No shortage of skill or craft, either place. Hand scraping is heavy as to hobbyists, here as well as "elsewhere", for example. Few others have any TIME to chase learning it. Even I (retiree) far prefer to hire it done. Even on "half rations" Social Security, given I stopped working in the USA and paying-in just before my 49th B'day.

:)
 
Fellows,

First let me thank all of you for your advice.

I didn't bother with photos. I did use a sharpie and mapped the high and low spots on the L00 cone. The high and low spots where consistent both inside and outside of the L00 cone.

I then ran the lathe for an hour at the highest speed with a face plate on the headstock so the L00 nut would not rattle and clang about. After running for an hour to warm things up I found the high and low spots had not changed. This seems to negate a bearing issue.

Mr-Mike's suggestion to apply pressure to the spindle and then see if the movement in the bearings returns to zero. I did this by inserting a piece of plastic electrical conduit inside the spindle to apply lift rather than chucking a piece of bar stock as Mr-Mike had advised.

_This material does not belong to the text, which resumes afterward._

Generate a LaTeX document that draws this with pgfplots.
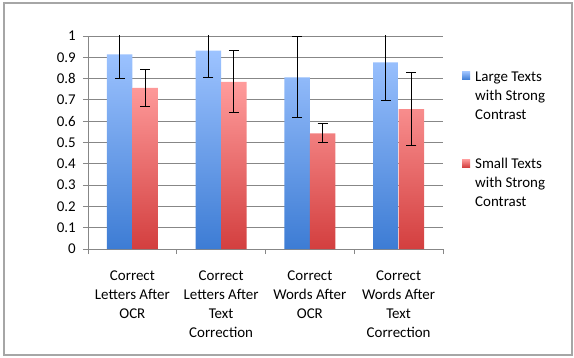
\documentclass[border=0pt]{standalone}
\usepackage{fontspec}
\setmainfont{Carlito}
\usepackage{pgfplots}
\usepackage{pgfplotstable}
\pgfplotsset{compat=1.18}
\definecolor{bluetop}{HTML}{9DC3FF}
\definecolor{bluebot}{HTML}{3D7CD4}
\definecolor{redtop}{HTML}{FF9C9C}
\definecolor{redbot}{HTML}{D33F3F}
\definecolor{gridgray}{HTML}{878787}
\definecolor{framegray}{HTML}{A6A6A6}
\pgfplotstableread{
x y e
0 0.914 0.114
1 0.931 0.125
2 0.806 0.190
3 0.876 0.181
}\largetab
\pgfplotstableread{
x y e
0 0.757 0.087
1 0.785 0.145
2 0.543 0.045
3 0.657 0.172
}\smalltab
\begin{document}
\fontsize{15}{19}\selectfont
\begin{tikzpicture}
\useasboundingbox (-88bp,-109bp) rectangle (486bp,249bp);
\draw[framegray, line width=1.2bp] (-84bp,-106bp) rectangle (484bp,246bp);
\begin{axis}[
  at={(0,0)}, anchor=south west,
  scale only axis, width=355bp, height=213bp,
  xmin=-0.5, xmax=3.5, ymin=0, ymax=1,
  ybar=0pt, bar width=25.5bp,
  axis x line*=bottom, axis y line*=left,
  axis line style={gridgray, line width=0.8bp, -},
  ytick={0,0.1,0.2,0.3,0.4,0.5,0.6,0.7,0.8,0.9,1},
  yticklabels={0,0.1,0.2,0.3,0.4,0.5,0.6,0.7,0.8,0.9,1},
  yticklabel style={xshift=-2bp},
  ymajorgrids, major grid style={gridgray, line width=0.8bp},
  tick align=outside, major tick length=5bp, minor tick length=5bp,
  y tick style={gridgray, line width=0.8bp},
  xtick={0,1,2,3},
  xticklabels={{Correct\\Letters After\\OCR},{Correct\\Letters After\\Text\\Correction},{Correct\\Words After\\OCR},{Correct\\Words After\\Text\\Correction}},
  xticklabel style={align=center, yshift=-12bp},
  x tick style={draw=none},
  minor xtick={-0.5,0.5,1.5,2.5,3.5},
  minor x tick style={gridgray, line width=0.8bp, draw=gridgray},
  legend style={at={(axis description cs:1.0535,0.851)}, anchor=north west, draw=none, fill=none, inner sep=0pt, row sep=72bp, column sep=5bp, nodes={inner sep=0pt}, cells={anchor=base west}},
  legend image code/.code={\path[#1, draw=none] (0bp,1.5bp) rectangle (8bp,9.5bp);},
]
\addplot[draw=none, top color=bluetop, bottom color=bluebot,
  error bars/.cd, y dir=both, y explicit,
  error bar style={black, line width=1bp},
  error mark options={rotate=90, black, mark size=5bp, line width=1bp}]
  table[x=x, y=y, y error=e] {\largetab};
\addlegendentry{\begin{tabular}[t]{@{}l@{}}Large Texts\\with Strong\\Contrast\end{tabular}}
\addplot[draw=none, top color=redtop, bottom color=redbot,
  error bars/.cd, y dir=both, y explicit,
  error bar style={black, line width=1bp},
  error mark options={rotate=90, black, mark size=5bp, line width=1bp}]
  table[x=x, y=y, y error=e] {\smalltab};
\addlegendentry{\begin{tabular}[t]{@{}l@{}}Small Texts\\with Strong\\Contrast\end{tabular}}
\end{axis}
\end{tikzpicture}
\end{document}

DT38K is parting out a 12-1/2" Tray Top. Perhaps his spindle is good and at a price I can afford.

How does a piece of steel the diameter of my spindle get bent and the lathe not show signs of a crash? It appears to have been refurbished at one point. Perhaps it was crashed, the spindle bent and cosmetics corrected. I know that during my time with my employer, this lathe got very little use. There was nobody there that really new how to use it.

Vlad
 
Fellows,

First let me thank all of you for your advice.

I didn't bother with photos. I did use a sharpie and mapped the high and low spots on the L00 cone. The high and low spots where consistent both inside and outside of the L00 cone.

I then ran the lathe for an hour at the highest speed with a face plate on the headstock so the L00 nut would not rattle and clang about. After running for an hour to warm things up I found the high and low spots had not changed. This seems to negate a bearing issue.

Mr-Mike's suggestion to apply pressure to the spindle and then see if the movement in the bearings returns to zero. I did this by inserting a piece of plastic electrical conduit inside the spindle to apply lift rather than chucking a piece of bar stock as Mr-Mike had advised.

I've got some fair stout conduit around, but even so, the spindle bore isn't all THAT large, so I would not trust plastic electrical conduit to be all that predictable for this test.

How does a piece of steel the diameter of my spindle get bent and the lathe not show signs of a crash?

It may not have BEEN crashed in the sense we apply for a tragedy in-use.

It would not be the first lathe to have had the bad luck to be underneath something ugly as came off a travelling crane, or got into a conflict with a large raw part being maneuvered that became a massive hammer, even if NOT dropped at all.
 
Well fellows,

It is not a done deal but I may have found a replacement spindle for my lathe. Hope springs eternal. If am able to get it I will update this post later to let those that may be interested know how I fared.

I again want to thank all that responded to my request for help.